Tages-Anzeiger 18.2.2000

                       Statt riesige Geldmengen in Genforschung zu
                       investieren, fordert Swissaid eine stärkere Förderung
                       der tra- ditionellen Landwirtschaft.

                       Von Monika Zech, Bern

                       "Täglich sterben 5000 Kinder an Hunger. Einzeln, irgendwo auf
                       der Welt. Würden diese Kinder zusammen in Jumbojets
                       abstürzen, würde von einer unfassbaren Katastrophe
                       berichtet." Mit diesen Worten eröffnete am Donnerstag Bruno
                       Riesen, leitender Sekretär der Swissaid, die Konferenz der
                       Hilfsorganisation. Hunger sei aber die grösste Katastrophe der
                       Welt.

                       Eine neue Fallgrube

                       Ein grosser Irrtum beruhe im Glauben, mit Hilfe der
                       gentechnologischen Landwirtschaft könne der Hunger
                       beseitigt werden, betonte Hans Rudolf Herren, Forscher und
                       Welternährungspreisträger aus Nairobi. Wichtiger, als
                       genverändertes Saatgut einzuführen, seien
                       Produktionsmöglichkeiten, die sich die Bauern des Südens
                       auch leisten können. Früher hätten die Chemiemultis den
                       Bauern den Einsatz von Pestiziden empfohlen, heute würden
                       sie mit genmanipulierten Pflanzen werben. Herren befürchtet,
                       dass die gleichen Fehler begangen würden wie in den
                       vergangenen Jahren. Die Bauern würden in die nächste
                       Fallgrube gestossen: Der Ertrag werde nicht höher, die
                       Produktionskosten dagegen schon.
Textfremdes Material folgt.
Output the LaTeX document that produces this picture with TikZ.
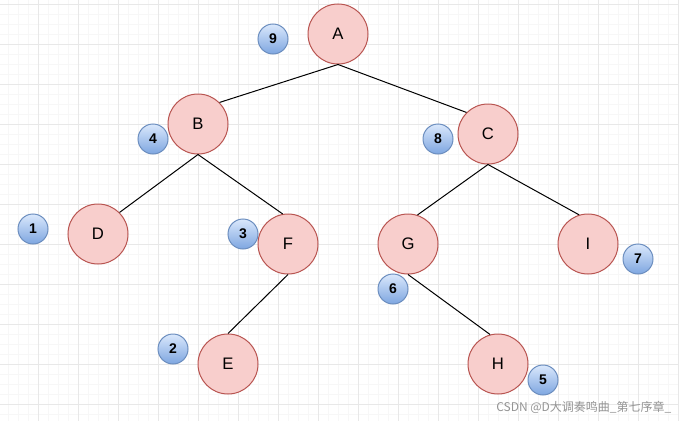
\documentclass[tikz,border=0pt]{standalone}
\usepackage{fontspec}
\setmainfont{Liberation Sans}
\newfontfamily\cjk{Noto Sans CJK SC}
\usepackage{xcolor}
\usepackage{tikz}
\usetikzlibrary{positioning}
\definecolor{nodefill}{HTML}{F8CECC}
\definecolor{nodeline}{HTML}{B85450}
\definecolor{marktop}{HTML}{DAE8FC}
\definecolor{markbot}{HTML}{7EA6E0}
\definecolor{markline}{HTML}{6C8EBF}
\definecolor{gridminor}{HTML}{F7F7F7}
\definecolor{gridmajor}{HTML}{E8E8E8}
\tikzset{
    treenode/.style={circle, draw=nodeline, fill=nodefill, line width=0.75pt, minimum size=45pt, inner sep=0pt, font=\fontsize{12.5}{14}\selectfont},
    ordermark/.style={circle, draw=markline, top color=marktop, bottom color=markbot, line width=0.75pt, minimum size=22.5pt, inner sep=0pt, font=\bfseries\fontsize{10.5}{12}\selectfont},
    edge/.style={draw=black, line width=0.75pt},
    watermark/.style={anchor=west, inner sep=0pt, text=black!42, font=\cjk\fontsize{9}{11}\selectfont}
}

\begin{document}
\begin{tikzpicture}[x=0.75pt, y=-0.75pt]
            \useasboundingbox (0,0) rectangle (679,421);
            % background grid
            \foreach \gx in {8,18,...,678} \draw[gridminor, line width=0.75pt] (\gx,0) -- (\gx,421);
            \foreach \gy in {4,14,...,420} \draw[gridminor, line width=0.75pt] (0,\gy) -- (679,\gy);
            \foreach \gx in {38,78,...,678} \draw[gridmajor, line width=0.75pt] (\gx,0) -- (\gx,421);
            \foreach \gy in {4,44,...,420} \draw[gridmajor, line width=0.75pt] (0,\gy) -- (679,\gy);

            \node (A) [treenode] at (338,34) {A};
            \node (B) [treenode] at (198,124) {B};
            \node (C) [treenode] at (488,134) {C};
            \node (D) [treenode] at (98,234) {D};
            \node (F) [treenode] at (288,244) {F};
            \node (G) [treenode] at (408,244) {G};
            \node (I) [treenode] at (588,244) {I};
            \node (E) [treenode] at (228,364) {E};
            \node (H) [treenode] at (498,364) {H};

            % visiting order
            \foreach \n/\px/\py in {1/33/229, 2/173/349, 3/243/234, 4/153/139, 5/543/380,
                                    6/393/289, 7/638/259, 8/438/139, 9/273/39}
                \node (m\n) [ordermark] at (\px,\py) {\n};

            \draw[edge] (A.south) -- (B.45);
            \draw[edge] (A.south) -- (C.135);
            \draw[edge] (B.south) -- (D.45);
            \draw[edge] (B.south) -- (F.100);
            \draw[edge] (F.south) -- (E.north);
            \draw[edge] (C.south) -- (G.72);
            \draw[edge] (C.south) -- (I.107);
            \draw[edge] (G.south) -- (H.105);

            \node (wm) [watermark] at (496,407) {CSDN @D大调奏鸣曲\_第七序章\_};
        \end{tikzpicture}
\end{document}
                       Deshalb setzt Swissaid auf lokal angepasste und
                       umweltschonende Anbaumethoden. Diese seien billiger und
                       müssten den Vergleich mit chemie-intensiven
                       Produktionstechniken nicht scheuen. Studien hätten gezeigt,
                       dass ein gewöhnlicher Regen genüge, um eine Ernte zu
                       verdoppeln oder gar zu verdreifachen. So möchte das
                       Hilfswerk die Bauern von ihren früheren Methoden überzeugen
                       und dazu beitragen, dass sie ihre Erfahrungen untereinander
                       intensiver austauschen. Daneben müsse man ihnen den
                       Zugang zu Krediten erleichtern, um ihnen die nötigen
                       Investitionen und eine gewisse Unabhängigkeit zu
                       ermöglichen. Ein sicheres Einkommen der Kleinbauern in
                       diesen Ländern sei der Grundbaustein gegen die Armut.

                       Mehr Mittel für die konventionelle Agrarforschung müssten zur
                       Verfügung gestellt werden. Dazu brauche es eine bessere
                       Investitionspolitik zum Beispiel der Weltbank. Wie ungleich
                       verteilt die Gelder zur Zeit seien, könne man deutlich an der
                       Einrichtung der afrikanischen Labors sehen, ergänzte Herren.
                       Während in modernen Gen-Labors alles glänze, würden in
                       traditionellen Forschungsanstalten zerbrochene
                       Fensterscheiben hängen. Sie hätten zu wenig Geld für die
                       Einrichtung.

                       Ein positives Signal an die Entwicklungsländer aus Schweizer
                       Sicht wäre ein zehnjähriges Freisetzungs-Moratorium für
                       gentechnisch veränderte Organismen, meinte Miges Baumann
                       von der Swissaid-Informationsstelle. Es wäre ein
                       Motivationsschub für jene Kräfte im Süden, die sich für eine
                       nachhaltige Landwirtschaft einsetzen. Das Hilfswerk kritisierte
                       darum den Beschluss des Bundesrats zur Gen-Lex, in dem er
                       sich gegen ein Moratorium ausgesprochen hatte. Es rief das
                       Parlament dazu auf, diesen Entscheid zu korrigieren.
                       Andernfalls prüfe man eine entsprechende Volksinitiative.

                       Inkonsequenter Norden

                       Völlig unglaubwürdig machen sich die industrialisierten Länder
                       laut Herren zudem, wenn sie den Bauern des Südens
                       einerseits Pestizide verkaufen und ihnen andererseits die
                       Produkte aus ökologischen Gründen nicht mehr abkaufen
                       wollen. So bringe man sie um ihr Einkommen. Der
                       Welternährungspreisträger erwähnte ein Beispiel aus Kenya:
                       Dieses Land exportiere nebst einigen Früchten viel Gemüse
                       nach Europa. Während der letzten 20 Jahre seien dort die
                       rund zwei Millionen Bauern von den Chemiekonzernen
                       angehalten worden, Pestizide einzusetzen. Die EU hätte nun
                       neue Richtlinien bezüglich maximaler Pestizidrückstände
                       beschlossen. Ab Juli dieses Jahres treten diese in Kraft. Die
                       kenyanischen Bauern müssten also innerhalb weniger Monate
                       umstellen können. Wenn sie es nicht schaffen würden,
                       verlören viele ihre Existenzgrundlage. Wie sie das
                       bewerkstelligen sollten, sei ihm aber ein Rätsel.